(Source code of charts)
____________

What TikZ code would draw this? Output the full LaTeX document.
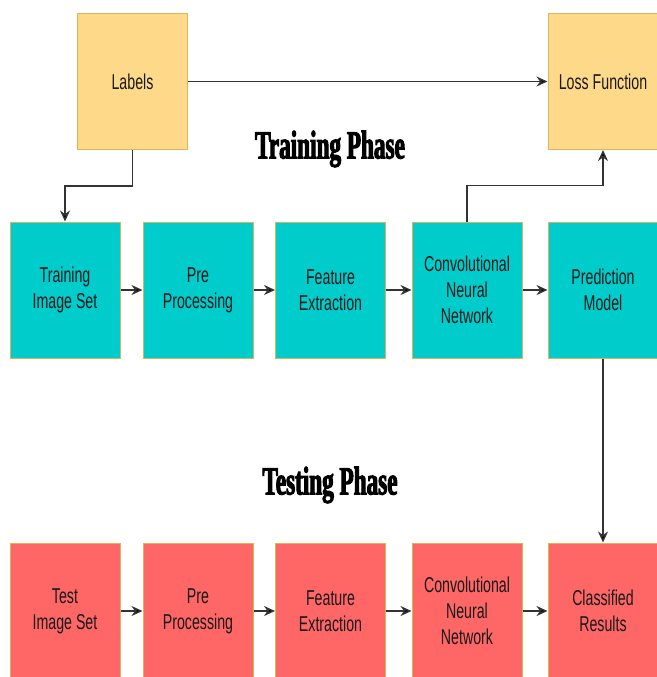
\documentclass[tikz,border=0pt]{standalone}
\usepackage{fontspec}
\setmainfont{Liberation Sans}
\newfontfamily\boxfont[FakeStretch=0.66]{Liberation Sans}
\newfontfamily\phasefont[FakeStretch=0.58,FakeBold=2.5]{Liberation Serif}
\usetikzlibrary{arrows.meta}
\definecolor{labfill}{HTML}{FFD98A}
\definecolor{trnfill}{HTML}{00CCCC}
\definecolor{tstfill}{HTML}{FF6666}
\definecolor{edge}{HTML}{D6B656}
\definecolor{wire}{HTML}{333333}
\tikzset{
  blk/.style={draw=edge, line width=1pt, minimum width=110pt, minimum height=136pt,
    inner sep=2pt, align=center, text=black!90,
    font=\boxfont\fontsize{21.5}{26}\selectfont},
  lab/.style={blk, fill=labfill},
  trn/.style={blk, fill=trnfill},
  tst/.style={blk, fill=tstfill},
  arr/.style={-{Stealth[length=11pt,width=10pt,fill=black]}, line width=1.4pt, draw=wire},
  phase/.style={font=\phasefont\bfseries\fontsize{40}{40}\selectfont}
}
\begin{document}
\begin{tikzpicture}[x=1pt, y=-1pt]
\useasboundingbox (0,0) rectangle (656,677);
%
\node[lab] (labels) at (132.5,81.5) {Labels};
\node[lab] (loss) at (603,81.5) {Loss Function};
%
\node[phase] (trainph) at (330,149) {Training Phase};
\node[phase] (testph) at (330,485) {Testing Phase};
%
\node[trn] (tr1) at (65,290) {Training\\Image Set};
\node[trn] (tr2) at (198,290) {Pre\\Processing};
\node[trn] (tr3) at (330.5,290) {Feature\\Extraction};
\node[trn] (tr4) at (467,290) {Convolutional\\Neural\\Network};
\node[trn] (tr5) at (603,290) {Prediction\\Model};
%
\node[tst] (ts1) at (65,611) {Test\\Image Set};
\node[tst] (ts2) at (198,611) {Pre\\Processing};
\node[tst] (ts3) at (330.5,611) {Feature\\Extraction};
\node[tst] (ts4) at (467,611) {Convolutional\\Neural\\Network};
\node[tst] (ts5) at (603,611) {Classified\\Results};
%
\foreach \a/\b in {tr1/tr2,tr2/tr3,tr3/tr4,tr4/tr5,ts1/ts2,ts2/ts3,ts3/ts4,ts4/ts5}
  \draw[arr] (\a) -- (\b);
%
\draw[arr] (labels) -- (loss);
\draw[arr] (labels.south) -- ++(0,36) -| (tr1.north);
\draw[arr] (tr4.north) -- ++(0,-36) -| (loss.south);
\draw[arr] (tr5) -- (ts5);
%
\end{tikzpicture}
\end{document}
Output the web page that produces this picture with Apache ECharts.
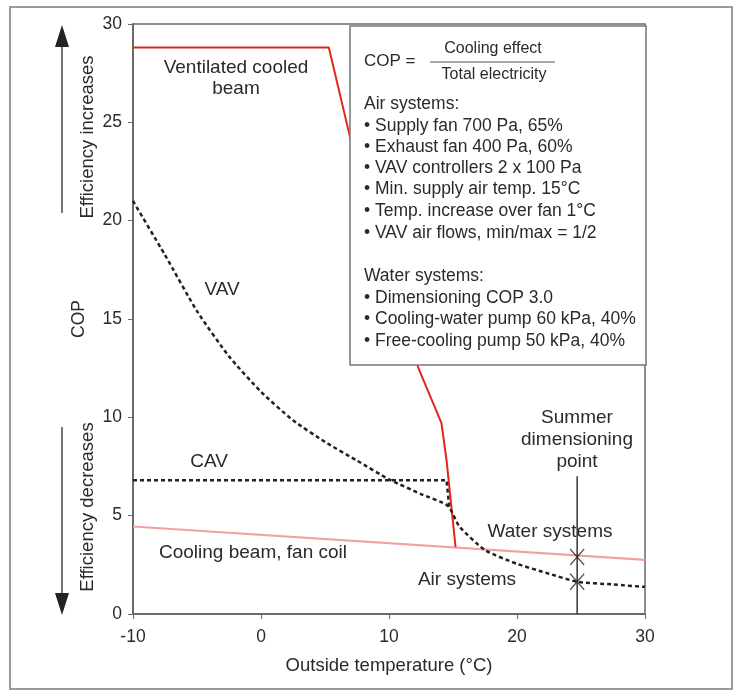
<!DOCTYPE html>
<html>
<head>
	<meta charset="utf-8">
	<title>COP</title>
	<style>
		html, body { margin: 0; padding: 0; background: #fff; }
		#chart { width: 735px; height: 692px; }
	</style>
</head>
<body>
	<div id="chart"></div>
	<script src="https://cdn.jsdelivr.net/npm/echarts@6/dist/echarts.min.js"></script>
	<script>
	// 数据：横轴为室外温度，纵轴为COP
	var xTicks = [-10, 0, 10, 20, 30];
	var yTicks = [0, 5, 10, 15, 20, 25, 30];

	// Ventilated cooled beam (红线)
	var beamTemp = [-10, 5.3, 6.9, 12.3, 14.1, 14.5, 15.2];
	var beamCop = [28.8, 28.8, 24.4, 12.5, 9.7, 7.8, 3.4];

	// Cooling beam, fan coil (浅红线)
	var coilTemp = [-10, 30];
	var coilCop = [4.45, 2.75];

	// VAV / Air systems (虚线)
	var vavTemp = [-10, -7.5, -5, -2.5, 0, 2.5, 5, 7.5, 10, 12.5, 14.6, 15.5, 17.5, 20, 22.5, 24.7, 27.5, 30];
	var vavCop = [21.0, 18.25, 15.4, 13.1, 11.3, 9.85, 8.75, 7.8, 6.85, 6.1, 5.5, 4.45, 3.25, 2.55, 2.05, 1.64, 1.5, 1.38];

	// CAV
	var cavTemp = [-10, 14.5, 14.7];
	var cavCop = [6.8, 6.8, 5.45];

	// Summer dimensioning point
	var summerTemp = 24.7;
	var summerTop = 7.0;
	var summerCop = [2.9, 1.64];

	var FONT = 'Liberation Sans';
	var TXT = '#2a2a2a';

	function pairs(xs, ys) {
		var out = [];
		for (var i = 0; i < xs.length; i++) {
			out.push([xs[i], ys[i]]);
		}
		return out;
	}

	var boxLines = [
		{ t: 'Air systems:', y: 104 },
		{ t: '• Supply fan 700 Pa, 65%', y: 126 },
		{ t: '• Exhaust fan 400 Pa, 60%', y: 147 },
		{ t: '• VAV controllers 2 x 100 Pa', y: 168 },
		{ t: '• Min. supply air temp. 15°C', y: 189 },
		{ t: '• Temp. increase over fan 1°C', y: 211 },
		{ t: '• VAV air flows, min/max = 1/2', y: 233 },
		{ t: 'Water systems:', y: 276 },
		{ t: '• Dimensioning COP 3.0', y: 298 },
		{ t: '• Cooling-water pump 60 kPa, 40%', y: 319 },
		{ t: '• Free-cooling pump 50 kPa, 40%', y: 341 }
	];

	function txt(x, y, text, opt) {
		opt = opt || {};
		return {
			type: 'text', x: x, y: y, z: 110, rotation: opt.rot || 0,
			style: {
				text: text, fill: TXT, font: (opt.size || 17) + 'px "' + FONT + '"',
				textAlign: opt.align || 'left', textVerticalAlign: 'middle'
			}
		};
	}

	var graphics = [
		// 外框
		{ type: 'rect', z: 1, shape: { x: 10, y: 7, width: 722, height: 682 },
			style: { fill: 'none', stroke: '#9a9a9a', lineWidth: 2 } },
		// 文本框（遮住红线）
		{ type: 'rect', z: 100, shape: { x: 350, y: 26, width: 296, height: 339 },
			style: { fill: '#fff', stroke: '#777', lineWidth: 1.5 } },
		txt(364, 61, 'COP =', { size: 17 }),
		txt(493, 49, 'Cooling effect', { align: 'center', size: 16 }),
		{ type: 'line', z: 110, shape: { x1: 430, y1: 62, x2: 555, y2: 62 },
			style: { stroke: '#555', lineWidth: 1.2 } },
		txt(494, 75, 'Total electricity', { align: 'center', size: 16 }),
		// 左侧箭头
		{ type: 'line', z: 5, shape: { x1: 62, y1: 213, x2: 62, y2: 40 },
			style: { stroke: '#444', lineWidth: 1.5 } },
		{ type: 'polygon', z: 5, shape: { points: [[62, 25], [55, 47], [69, 47]] },
			style: { fill: '#222' } },
		{ type: 'line', z: 5, shape: { x1: 62, y1: 427, x2: 62, y2: 600 },
			style: { stroke: '#444', lineWidth: 1.5 } },
		{ type: 'polygon', z: 5, shape: { points: [[62, 615], [55, 593], [69, 593]] },
			style: { fill: '#222' } },
		txt(88, 137, 'Efficiency increases', { align: 'center', size: 18.5, rot: Math.PI / 2 }),
		txt(88, 507, 'Efficiency decreases', { align: 'center', size: 18.5, rot: Math.PI / 2 }),
		// 图内标注
		txt(236, 68, 'Ventilated cooled', { align: 'center', size: 19 }),
		txt(236, 89, 'beam', { align: 'center', size: 19 }),
		txt(222, 290, 'VAV', { align: 'center', size: 19 }),
		txt(209, 462, 'CAV', { align: 'center', size: 19 }),
		txt(159, 553, 'Cooling beam, fan coil', { size: 19 }),
		txt(550, 532, 'Water systems', { align: 'center', size: 19 }),
		txt(467, 580, 'Air systems', { align: 'center', size: 19 }),
		txt(577, 418, 'Summer', { align: 'center', size: 19 }),
		txt(577, 440, 'dimensioning', { align: 'center', size: 19 }),
		txt(577, 462, 'point', { align: 'center', size: 19 })
	];
	for (var i = 0; i < boxLines.length; i++) {
		graphics.push(txt(364, boxLines[i].y, boxLines[i].t, { size: 17.5 }));
	}

	var myChart = echarts.init(document.getElementById('chart'));
	var dashed = { color: '#222', width: 2.5, type: [4, 3] };
	var option = {
		animation: false,
		backgroundColor: '#fff',
		grid: {
			left: 133, right: 90, top: 24, bottom: 78,
			show: true, borderColor: '#6a6a6a', borderWidth: 1.5
		},
		xAxis: {
			type: 'value', min: -10, max: 30, interval: 10,
			name: 'Outside temperature (°C)', nameLocation: 'middle', nameGap: 42,
			nameTextStyle: { fontFamily: FONT, fontSize: 18.5, color: TXT },
			axisLine: { lineStyle: { color: '#6a6a6a', width: 2 } },
			axisTick: { show: true, length: 5, lineStyle: { color: '#6a6a6a' } },
			axisLabel: { fontFamily: FONT, fontSize: 17.5, color: TXT, margin: 14 },
			splitLine: { show: false }
		},
		yAxis: {
			type: 'value', min: 0, max: 30, interval: 5,
			name: 'COP', nameLocation: 'middle', nameGap: 45, nameRotate: 90,
			nameTextStyle: { fontFamily: FONT, fontSize: 17.5, color: TXT },
			axisLine: { show: true, onZero: false, lineStyle: { color: '#6a6a6a', width: 2 } },
			axisTick: { show: true, length: 5, lineStyle: { color: '#6a6a6a' } },
			axisLabel: { fontFamily: FONT, fontSize: 17.5, color: TXT, margin: 11 },
			splitLine: { show: false }
		},
		series: [{
			name: 'Cooling beam, fan coil', type: 'line', symbol: 'none',
			data: pairs(coilTemp, coilCop),
			lineStyle: { color: '#f2a0a0', width: 2.2 }
		}, {
			name: 'Ventilated cooled beam', type: 'line', symbol: 'none',
			data: pairs(beamTemp, beamCop),
			lineStyle: { color: '#e3261c', width: 2 }
		}, {
			name: 'CAV', type: 'line', symbol: 'none',
			data: pairs(cavTemp, cavCop),
			lineStyle: dashed
		}, {
			name: 'VAV', type: 'line', symbol: 'none', smooth: 0.2,
			data: pairs(vavTemp, vavCop),
			lineStyle: dashed
		}, {
			name: 'Summer', type: 'line', symbol: 'none',
			data: [[summerTemp, 0], [summerTemp, summerTop]],
			lineStyle: { color: '#333', width: 1.5 }
		}, {
			name: 'Dimensioning', type: 'scatter',
			symbol: 'path://M0,0L10,12M10,0L0,12', symbolSize: [14, 16],
			data: [[summerTemp, summerCop[0]], [summerTemp, summerCop[1]]],
			itemStyle: { color: 'none', borderColor: '#222', borderWidth: 1.3 },
			z: 5
		}],
		graphic: graphics
	};
	myChart.setOption(option);
	</script>
</body>
</html>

____________

_WHAT THE EXERCISE ASKS_
Begin with the line where "Output the web" appears and end with the line where "var summerCop = [2.9, 1.64];" appears. Copy only that stretch, exactly, with no pictures.

_COMPLETE OUTPUT_
Output the web page that produces this picture with Apache ECharts.
<!DOCTYPE html>
<html>
<head>
	<meta charset="utf-8">
	<title>COP</title>
	<style>
		html, body { margin: 0; padding: 0; background: #fff; }
		#chart { width: 735px; height: 692px; }
	</style>
</head>
<body>
	<div id="chart"></div>
	<script src="https://cdn.jsdelivr.net/npm/echarts@6/dist/echarts.min.js"></script>
	<script>
	// 数据：横轴为室外温度，纵轴为COP
	var xTicks = [-10, 0, 10, 20, 30];
	var yTicks = [0, 5, 10, 15, 20, 25, 30];

	// Ventilated cooled beam (红线)
	var beamTemp = [-10, 5.3, 6.9, 12.3, 14.1, 14.5, 15.2];
	var beamCop = [28.8, 28.8, 24.4, 12.5, 9.7, 7.8, 3.4];

	// Cooling beam, fan coil (浅红线)
	var coilTemp = [-10, 30];
	var coilCop = [4.45, 2.75];

	// VAV / Air systems (虚线)
	var vavTemp = [-10, -7.5, -5, -2.5, 0, 2.5, 5, 7.5, 10, 12.5, 14.6, 15.5, 17.5, 20, 22.5, 24.7, 27.5, 30];
	var vavCop = [21.0, 18.25, 15.4, 13.1, 11.3, 9.85, 8.75, 7.8, 6.85, 6.1, 5.5, 4.45, 3.25, 2.55, 2.05, 1.64, 1.5, 1.38];

	// CAV
	var cavTemp = [-10, 14.5, 14.7];
	var cavCop = [6.8, 6.8, 5.45];

	// Summer dimensioning point
	var summerTemp = 24.7;
	var summerTop = 7.0;
	var summerCop = [2.9, 1.64];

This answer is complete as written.